As mentioned in our previous article, here at IFDC we are learning more about how our purchases can impact more than just the space in our wardrobe. We want to learn about how we can help combat the effect the fashion industry has on our climate.
This week, we were shocked when we saw the figure that on average we each throw away 37kg of clothing each year (Recycling Council). The result is that every second the equivalent of one garbage truck of textiles is sent to landfill or burned, only 15% is recycled (Ellen McCarther Foundation). Our ‘make, use, dispose’ approach of how we treat our clothing is clogging our landfills as the synthetic fibres that are used to make our clothes, such as polyester and plastic, are non-biodegradable. These materials can take up to 200 years to decompose (Sustain Your Style). In addition, incinerating the clothes releases plastic microfibers which rises the amount of greenhouse gases in our atmosphere (Publications Parliament).
So, how can we help? The constant saturation of newness means we no longer repair our clothes, instead we throw away ones which are still wearable to make room for the latest trend. Therefore, the first step to combat the amount of clothing mindlessly dumped in landfills it to upcycle clothes we have rather than purchasing new ones. Upcycling is the concept of refurbishing our existing clothes or acquiring outfits that others have refurbished using recycled materials. Upcycling allows us to take something that might look tattered and worn to become brand new again with the help of fresh stitching, fixed buttons or zippers or embellishing the item. Since upcycling is about extending the life of clothing, if you were to upcycle your clothes rather than purchase new ones for just nine months it could reduce your carbon waste and water footprints by around 20–30% (Wrap, 2018). Meaning you can walk in your new piece feeling proud that you’ve not only designed your own outfit, but reduced the amount of pollution that the textile industry causes.
Many designers have started to look into the practice of upcycling for their upcoming collections and the results are remarkable. For example, vintage brand, Re/Done, repurpose vintage pieces whilst ensuring they keep the original stitching to preserve the character and stories that were in the original piece but styling it to have a modern fit. In addition, vegan brand, Matt and Nat, go beyond using recycled fabric by also making their bags from recycled bottles, and have recently began experimenting with recycled bicycle tyres.

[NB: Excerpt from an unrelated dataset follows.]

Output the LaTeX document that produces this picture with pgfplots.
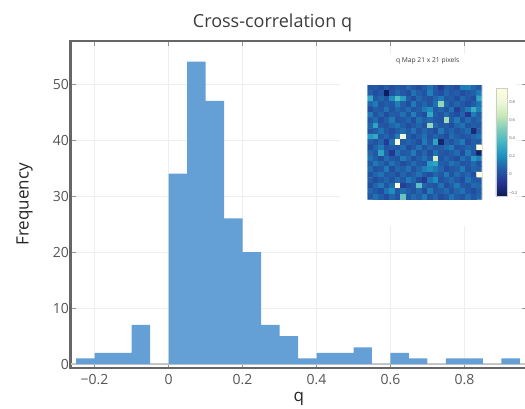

Then there’s consumers who take matters into their own hands and upcycle their own items. If you think you’re one of these creative types, let us help inspire you with your next upcycling project. Here we’d like to share with you our favourite upcycling tips and tricks below.
Tips and Tricks
Make it as good as new
A simple first step is to mend the item, as a small hole or a missing button can easily be fixed. In addition, when fixing the item, you could make it different from what it was before by altering the design to be unique to you. For example, the fashion world has been inspired by the feeling of madness and disarray that surrounds us at the moment by having clashing prints hit the catwalks. And so, when you’re patching up and upcycling an old shirt or jacket, consider sewing it up with a clashing print or colour. Saving it from landfill as well as making your wardrobe match the latest trends.
Embellish, embroider and edit
Sometimes we feel as if we are bored with what we find in our wardrobe even though it is new from last season. Instead of trying to fit more clothes into your wardrobe, we suggest that you upcycle your outfits by embellishing and editing what you already have – giving it a new and interesting twist. Also, look at what trends you currently love and edit your wardrobe to match. For example, as the weather gets colder, layers and ruffles have begun to appear in all stores, so why not add your own to your current clothes?
Mistakes can make it better
Did something go wrong and your shirt is now missing an arm? Don’t let your fabric go to waste and instead think of other ways you could use it. You could use the material to add to another piece or make it into something entirely new, like a phone holder or a decoration. Anything can be made into something, and nothing needs to be wasted.
The aim of upcycling is that you are saving the amount of clothes wastefully sent to landfills. You don’t have to become an expert straight away – you can start with simply fixing a broken button to then upcycling your clothes until they are unrecognisable when you become more confident with it.